Through engagement strategies, users learn about finance and we learn about their needs, desires and expectations which again feeds back to products, education and member engagement provided. And AI will be at the front, back and center of it with some of the following implementation steps:

  • Conversational AI to test for certain behavioral biases at scale
  • Machine learning (ML) for segmentation of members into different categories
  • Personalization of further engagement steps based on the feedback received 
  • ML-based optimization to offer appropriate products and help with decision making

2 – Image by DALL-E

Given that research in the field of psychology and behavioral sciences has resulted in significant improvements for individuals in certain areas of finance, transferring those insights to the decumulation space is certainly within reach. However, to make this happen, a concerted multidisciplinary approach is required based on a more holistic financial literacy framework which is brought to life with the latest tested and secure technology. 

We have used ChatGPT - with citations - for this article mostly to get it interested in the decumulation topic. Out of curiosity, we also asked ChatGPT an important question about the future of this field.

Do you believe the challenges in decumulation can be better addressed by AI or humans?

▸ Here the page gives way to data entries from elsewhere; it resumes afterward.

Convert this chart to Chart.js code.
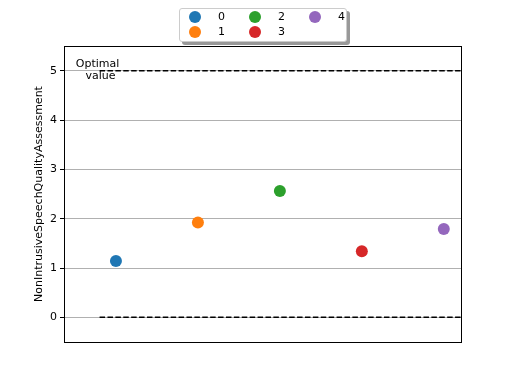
<!DOCTYPE html>
<html lang="en">
<head>
    <meta charset="UTF-8">
    <title>NonIntrusiveSpeechQualityAssessment</title>
    <script src="https://cdn.jsdelivr.net/npm/chart.js"></script>
    <style>
        body { margin: 0; background: #fff; }
        #wrap { position: relative; width: 512px; height: 384px; }
        #nisqaChart { position: absolute; left: 0; top: 0; }
        #legend {
            position: absolute; left: 179px; top: 8px; width: 166px; height: 32px;
            background: #fff; border: 1px solid #cccccc; border-radius: 3px;
            box-shadow: 3px 3px 0 rgba(0, 0, 0, 0.4);
            font: 11px "DejaVu Sans", sans-serif; color: #000;
        }
        .item { position: absolute; height: 14px; line-height: 14px; }
        .dot { position: absolute; width: 12px; height: 12px; border-radius: 50%; top: 1px; left: 0; }
        .lbl { position: absolute; left: 29px; top: 0; }
    </style>
</head>
<body>
<div id="wrap">
    <canvas id="nisqaChart" width="512" height="384"></canvas>
    <div id="legend"></div>
</div>
<script>
    const categories = ['0', '1', '2', '3', '4'];
    const xPositions = [0, 1, 2, 3, 4];
    const scores = [1.14, 1.92, 2.56, 1.34, 1.79];
    const colors = ['#1f77b4', '#ff7f0e', '#2ca02c', '#d62728', '#9467bd'];
    const yTicks = [0, 1, 2, 3, 4, 5];
    const refLevels = [0, 5];
    const refStart = -0.2;
    const refEnd = 4.21;

    const datasets = categories.map((c, i) => ({
        label: c,
        data: [{ x: xPositions[i], y: scores[i] }],
        backgroundColor: colors[i],
        borderColor: colors[i],
        pointRadius: 6,
        pointHoverRadius: 6,
        borderWidth: 0
    }));
    refLevels.forEach(v => {
        datasets.push({
            label: 'ref' + v,
            data: [{ x: refStart, y: v }, { x: refEnd, y: v }],
            showLine: true,
            borderColor: '#000',
            borderWidth: 1.5,
            borderDash: [5.5, 2.4],
            pointRadius: 0
        });
    });

    const frame = {
        id: 'frame',
        afterDraw(chart) {
            const { ctx, chartArea: a, scales } = chart;
            ctx.save();
            ctx.strokeStyle = '#000';
            ctx.lineWidth = 1;
            ctx.strokeRect(a.left + 0.5, a.top + 0.5, a.right - a.left, a.bottom - a.top);
            ctx.fillStyle = '#000';
            ctx.font = '11px "DejaVu Sans", sans-serif';
            ctx.textAlign = 'center';
            ctx.textBaseline = 'middle';
            const x = scales.x.getPixelForValue(refStart);
            const y = scales.y.getPixelForValue(refLevels[1]);
            ctx.fillText('Optimal', x - 2, y - 7);
            ctx.fillText('value', x + 1, y + 5);
            ctx.restore();
        }
    };

    new Chart(document.getElementById('nisqaChart'), {
        type: 'scatter',
        data: { datasets: datasets },
        options: {
            responsive: false,
            animation: false,
            layout: { padding: { left: 0, top: 46, right: 51, bottom: 0 } },
            plugins: { legend: { display: false }, tooltip: { enabled: false } },
            scales: {
                x: {
                    min: -0.634, max: 4.21,
                    ticks: { display: false },
                    grid: { display: false },
                    border: { display: true, color: '#000' },
                    afterFit(s) { s.height = 42; }
                },
                y: {
                    min: -0.5, max: 5.5,
                    afterBuildTicks(s) { s.ticks = yTicks.map(v => ({ value: v })); },
                    ticks: { color: '#000', padding: 3, font: { family: 'DejaVu Sans', size: 11 } },
                    grid: { color: '#b0b0b0', tickColor: '#000', tickLength: 4 },
                    border: { display: true, color: '#000' },
                    title: {
                        display: true,
                        text: 'NonIntrusiveSpeechQualityAssessment',
                        color: '#000',
                        font: { family: 'DejaVu Sans', size: 11 },
                        padding: { top: 33, bottom: 0 }
                    },
                    afterFit(s) { s.width = 64; }
                }
            }
        },
        plugins: [frame]
    });

    // legend, column-major in 3 columns like the original
    const legend = document.getElementById('legend');
    const colX = [9, 69, 129];
    const rowY = [1, 16];
    categories.forEach((c, i) => {
        const item = document.createElement('div');
        item.className = 'item';
        item.style.left = colX[Math.floor(i / 2)] + 'px';
        item.style.top = rowY[i % 2] + 'px';
        item.innerHTML = '<span class="dot" style="background:' + colors[i] + '"></span><span class="lbl">' + c + '</span>';
        legend.appendChild(item);
    });
</script>
</body>
</html>
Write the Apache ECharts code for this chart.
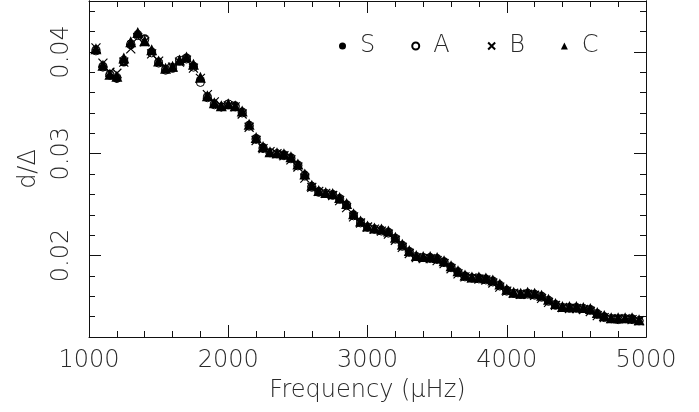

The challenges in decumulation are best addressed by a combination of AI and human expertise. While AI can provide valuable insights and recommendations based on data analysis, human judgment and decision-making are necessary for navigating complex and emotionally charged retirement income planning decisions. A combined approach that integrates AI tools and human expertise is likely to be the most effective way to address the challenges in decumulation.

We couldn’t agree more!


  1. The quoted paragraph is partially or fully provided by ChatGPT 3.5. The content is fact-checked and edited as needed. 
  2. Shu S.D., Shu S.B., 2018. The Psychology of Decumulation Decisions During Retirement. Policy Insights from the Behavioral and Brain Sciences, August 2018
  3. Brown J.R., Kling J.R., Mullainathan S., Wrobel M.V., 2008. Why don’t people insure late life consumption? a framing explanation of the under-annuitization puzzle. The American Economic Review 98, 304–309.
  4. Schreiber P., Weber M., 2016.  Time Inconsistent Preferences and the Annuitization Decision. Journal of Economic Behavior and Organization, Vol. 129, 2016
  5. Image credit by rawpixel on Freepik

Leyla Imanirad, CEO and Saman Khodai, Pensionbar 

Leyla is the founder & CEO of Pensionbar, a fintech company based in Toronto. The company’s mission is to enhance member experience through combining technology, data science, behavioural finance, and user experience. As a technical advisor to different companies and projects, Leyla raises awareness about the impact of AI on different industries. She has a master’s degree in computer engineering from University of Toronto.

Saman is the founder and director of Pension Transitions, consulting corporations and governments on pension reform. He believes in the power of technology to simulate & analyze corporate DB pension plans under different scenarios. Saman is an experienced investor in real estate, stocks and forex markets. He has a PhD in pension finance from the university of Graz, Austria.